## START Supplied material

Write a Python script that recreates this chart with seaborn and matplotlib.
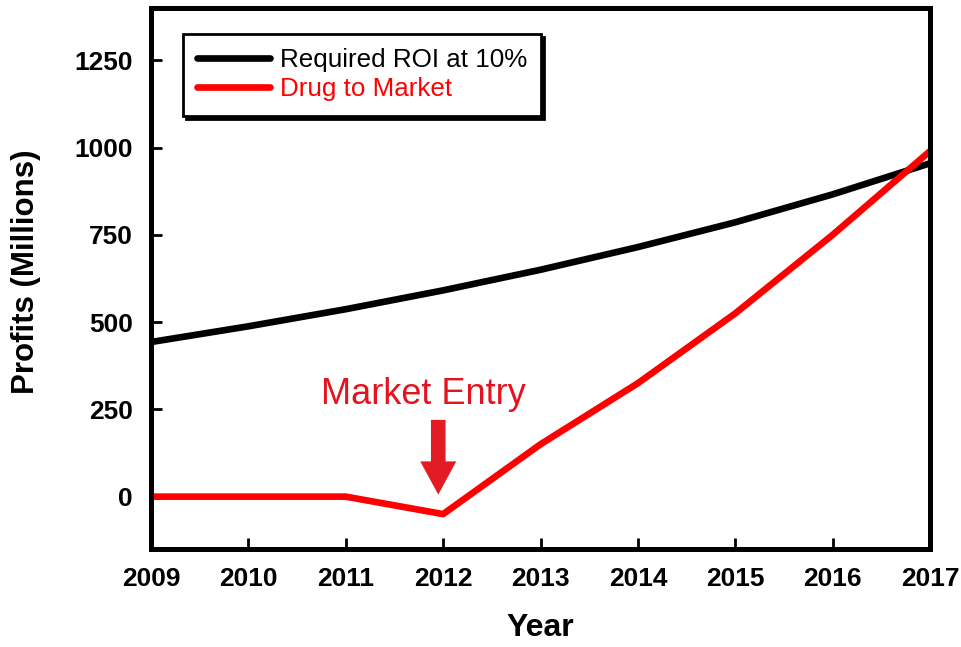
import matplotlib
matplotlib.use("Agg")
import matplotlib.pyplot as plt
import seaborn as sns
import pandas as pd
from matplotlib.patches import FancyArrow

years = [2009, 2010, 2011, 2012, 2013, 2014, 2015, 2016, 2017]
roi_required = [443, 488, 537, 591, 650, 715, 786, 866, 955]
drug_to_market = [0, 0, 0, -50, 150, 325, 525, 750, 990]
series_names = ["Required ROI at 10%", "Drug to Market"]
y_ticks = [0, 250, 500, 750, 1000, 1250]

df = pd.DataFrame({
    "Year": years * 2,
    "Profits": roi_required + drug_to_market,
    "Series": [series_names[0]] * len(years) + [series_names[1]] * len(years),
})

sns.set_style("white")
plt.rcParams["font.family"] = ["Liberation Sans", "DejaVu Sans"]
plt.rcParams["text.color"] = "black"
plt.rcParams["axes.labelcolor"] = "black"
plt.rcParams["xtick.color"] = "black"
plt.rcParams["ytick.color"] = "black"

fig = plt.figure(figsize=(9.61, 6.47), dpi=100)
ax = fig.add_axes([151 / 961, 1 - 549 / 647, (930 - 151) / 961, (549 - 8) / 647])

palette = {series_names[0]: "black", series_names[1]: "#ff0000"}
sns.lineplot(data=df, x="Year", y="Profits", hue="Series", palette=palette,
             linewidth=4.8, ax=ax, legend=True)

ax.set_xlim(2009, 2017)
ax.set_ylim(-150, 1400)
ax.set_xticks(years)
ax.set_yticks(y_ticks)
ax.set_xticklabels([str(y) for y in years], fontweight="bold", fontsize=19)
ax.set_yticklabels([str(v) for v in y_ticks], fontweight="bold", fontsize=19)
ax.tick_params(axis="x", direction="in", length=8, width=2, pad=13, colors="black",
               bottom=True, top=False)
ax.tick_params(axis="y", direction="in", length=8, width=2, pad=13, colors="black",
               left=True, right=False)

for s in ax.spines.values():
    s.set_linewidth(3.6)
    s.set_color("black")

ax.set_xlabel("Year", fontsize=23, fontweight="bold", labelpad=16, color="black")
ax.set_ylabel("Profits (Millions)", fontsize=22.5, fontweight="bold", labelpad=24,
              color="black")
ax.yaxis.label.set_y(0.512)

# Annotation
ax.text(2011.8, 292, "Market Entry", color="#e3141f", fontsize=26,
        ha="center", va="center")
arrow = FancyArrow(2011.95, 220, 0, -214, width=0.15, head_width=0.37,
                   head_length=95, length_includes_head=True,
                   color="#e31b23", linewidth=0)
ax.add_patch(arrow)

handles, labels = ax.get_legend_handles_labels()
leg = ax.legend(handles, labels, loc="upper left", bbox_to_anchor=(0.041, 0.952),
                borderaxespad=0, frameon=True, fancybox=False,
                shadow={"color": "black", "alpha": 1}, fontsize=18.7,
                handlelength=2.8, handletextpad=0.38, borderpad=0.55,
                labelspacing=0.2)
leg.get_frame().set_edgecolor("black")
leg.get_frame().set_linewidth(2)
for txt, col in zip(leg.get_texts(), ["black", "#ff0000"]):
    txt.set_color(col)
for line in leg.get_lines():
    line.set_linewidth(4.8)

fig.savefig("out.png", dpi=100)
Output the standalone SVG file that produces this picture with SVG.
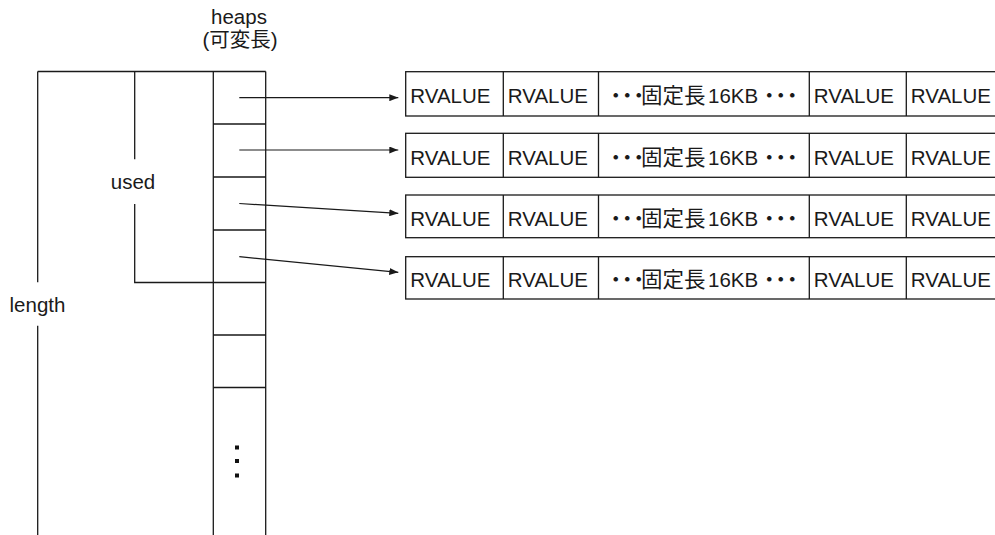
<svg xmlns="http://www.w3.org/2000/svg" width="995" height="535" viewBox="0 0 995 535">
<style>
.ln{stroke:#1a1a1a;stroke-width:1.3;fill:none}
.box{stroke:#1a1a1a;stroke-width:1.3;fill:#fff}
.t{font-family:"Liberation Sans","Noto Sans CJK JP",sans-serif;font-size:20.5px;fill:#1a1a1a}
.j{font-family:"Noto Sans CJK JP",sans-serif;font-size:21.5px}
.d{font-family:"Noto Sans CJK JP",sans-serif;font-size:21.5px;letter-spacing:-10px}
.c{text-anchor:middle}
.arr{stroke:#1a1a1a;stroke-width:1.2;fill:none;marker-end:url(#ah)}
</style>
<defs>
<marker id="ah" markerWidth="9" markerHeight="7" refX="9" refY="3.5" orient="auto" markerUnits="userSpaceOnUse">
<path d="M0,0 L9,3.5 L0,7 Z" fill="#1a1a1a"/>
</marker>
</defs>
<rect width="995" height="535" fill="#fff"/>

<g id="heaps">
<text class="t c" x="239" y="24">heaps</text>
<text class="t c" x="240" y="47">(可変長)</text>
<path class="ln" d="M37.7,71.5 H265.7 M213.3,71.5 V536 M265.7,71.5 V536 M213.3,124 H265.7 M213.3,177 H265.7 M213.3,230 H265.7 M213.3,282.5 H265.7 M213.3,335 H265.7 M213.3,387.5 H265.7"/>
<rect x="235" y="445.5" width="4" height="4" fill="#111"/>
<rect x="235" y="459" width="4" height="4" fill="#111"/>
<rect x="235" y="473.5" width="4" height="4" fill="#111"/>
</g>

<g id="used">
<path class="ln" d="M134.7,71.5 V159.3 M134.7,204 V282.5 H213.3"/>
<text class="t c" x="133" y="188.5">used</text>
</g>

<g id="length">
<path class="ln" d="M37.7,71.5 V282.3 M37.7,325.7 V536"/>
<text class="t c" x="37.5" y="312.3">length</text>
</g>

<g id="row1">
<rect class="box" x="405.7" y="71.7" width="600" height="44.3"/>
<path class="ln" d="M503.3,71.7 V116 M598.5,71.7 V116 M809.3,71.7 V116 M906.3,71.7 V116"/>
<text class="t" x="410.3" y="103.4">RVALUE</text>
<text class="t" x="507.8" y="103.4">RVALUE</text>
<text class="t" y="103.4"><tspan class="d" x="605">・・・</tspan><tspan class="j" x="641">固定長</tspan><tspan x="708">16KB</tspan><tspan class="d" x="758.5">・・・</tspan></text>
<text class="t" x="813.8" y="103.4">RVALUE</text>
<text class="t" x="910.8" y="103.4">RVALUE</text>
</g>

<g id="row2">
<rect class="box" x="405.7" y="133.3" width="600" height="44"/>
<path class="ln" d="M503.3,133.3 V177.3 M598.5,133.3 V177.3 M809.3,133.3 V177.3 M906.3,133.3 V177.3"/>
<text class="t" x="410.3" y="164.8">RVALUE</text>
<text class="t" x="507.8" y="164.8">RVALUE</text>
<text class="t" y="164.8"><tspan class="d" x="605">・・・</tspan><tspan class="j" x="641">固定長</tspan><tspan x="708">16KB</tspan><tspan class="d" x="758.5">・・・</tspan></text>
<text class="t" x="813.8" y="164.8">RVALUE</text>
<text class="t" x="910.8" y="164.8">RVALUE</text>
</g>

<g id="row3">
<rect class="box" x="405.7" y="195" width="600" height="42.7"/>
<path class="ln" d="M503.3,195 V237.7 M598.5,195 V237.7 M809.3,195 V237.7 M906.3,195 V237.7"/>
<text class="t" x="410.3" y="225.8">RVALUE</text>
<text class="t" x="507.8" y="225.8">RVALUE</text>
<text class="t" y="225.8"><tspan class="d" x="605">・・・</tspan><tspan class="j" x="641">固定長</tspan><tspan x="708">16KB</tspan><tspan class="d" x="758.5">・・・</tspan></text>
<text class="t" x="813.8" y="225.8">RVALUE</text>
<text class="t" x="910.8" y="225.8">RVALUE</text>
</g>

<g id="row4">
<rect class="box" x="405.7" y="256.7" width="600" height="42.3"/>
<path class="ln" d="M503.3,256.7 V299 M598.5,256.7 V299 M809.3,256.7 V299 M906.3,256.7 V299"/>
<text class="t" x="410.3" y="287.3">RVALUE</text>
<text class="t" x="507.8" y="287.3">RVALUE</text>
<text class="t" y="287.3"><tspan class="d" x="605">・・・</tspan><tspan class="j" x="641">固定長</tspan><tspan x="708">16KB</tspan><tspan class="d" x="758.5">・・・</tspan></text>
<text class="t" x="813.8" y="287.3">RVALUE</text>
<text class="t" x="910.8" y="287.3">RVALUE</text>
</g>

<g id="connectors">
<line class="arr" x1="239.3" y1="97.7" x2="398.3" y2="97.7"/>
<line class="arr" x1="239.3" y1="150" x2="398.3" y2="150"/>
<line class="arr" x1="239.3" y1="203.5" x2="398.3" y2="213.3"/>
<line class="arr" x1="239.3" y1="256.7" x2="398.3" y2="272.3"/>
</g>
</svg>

## END Supplied material

§ Exercise goal: The lines from the start of the entries above through the one containing "linewidth=4.8, ax=ax, legend=True)" are to be retyped exactly, and no others. Pictures are left out.

§ Reply:
Write a Python script that recreates this chart with seaborn and matplotlib.
import matplotlib
matplotlib.use("Agg")
import matplotlib.pyplot as plt
import seaborn as sns
import pandas as pd
from matplotlib.patches import FancyArrow

years = [2009, 2010, 2011, 2012, 2013, 2014, 2015, 2016, 2017]
roi_required = [443, 488, 537, 591, 650, 715, 786, 866, 955]
drug_to_market = [0, 0, 0, -50, 150, 325, 525, 750, 990]
series_names = ["Required ROI at 10%", "Drug to Market"]
y_ticks = [0, 250, 500, 750, 1000, 1250]

df = pd.DataFrame({
    "Year": years * 2,
    "Profits": roi_required + drug_to_market,
    "Series": [series_names[0]] * len(years) + [series_names[1]] * len(years),
})

sns.set_style("white")
plt.rcParams["font.family"] = ["Liberation Sans", "DejaVu Sans"]
plt.rcParams["text.color"] = "black"
plt.rcParams["axes.labelcolor"] = "black"
plt.rcParams["xtick.color"] = "black"
plt.rcParams["ytick.color"] = "black"

fig = plt.figure(figsize=(9.61, 6.47), dpi=100)
ax = fig.add_axes([151 / 961, 1 - 549 / 647, (930 - 151) / 961, (549 - 8) / 647])

palette = {series_names[0]: "black", series_names[1]: "#ff0000"}
sns.lineplot(data=df, x="Year", y="Profits", hue="Series", palette=palette,
             linewidth=4.8, ax=ax, legend=True)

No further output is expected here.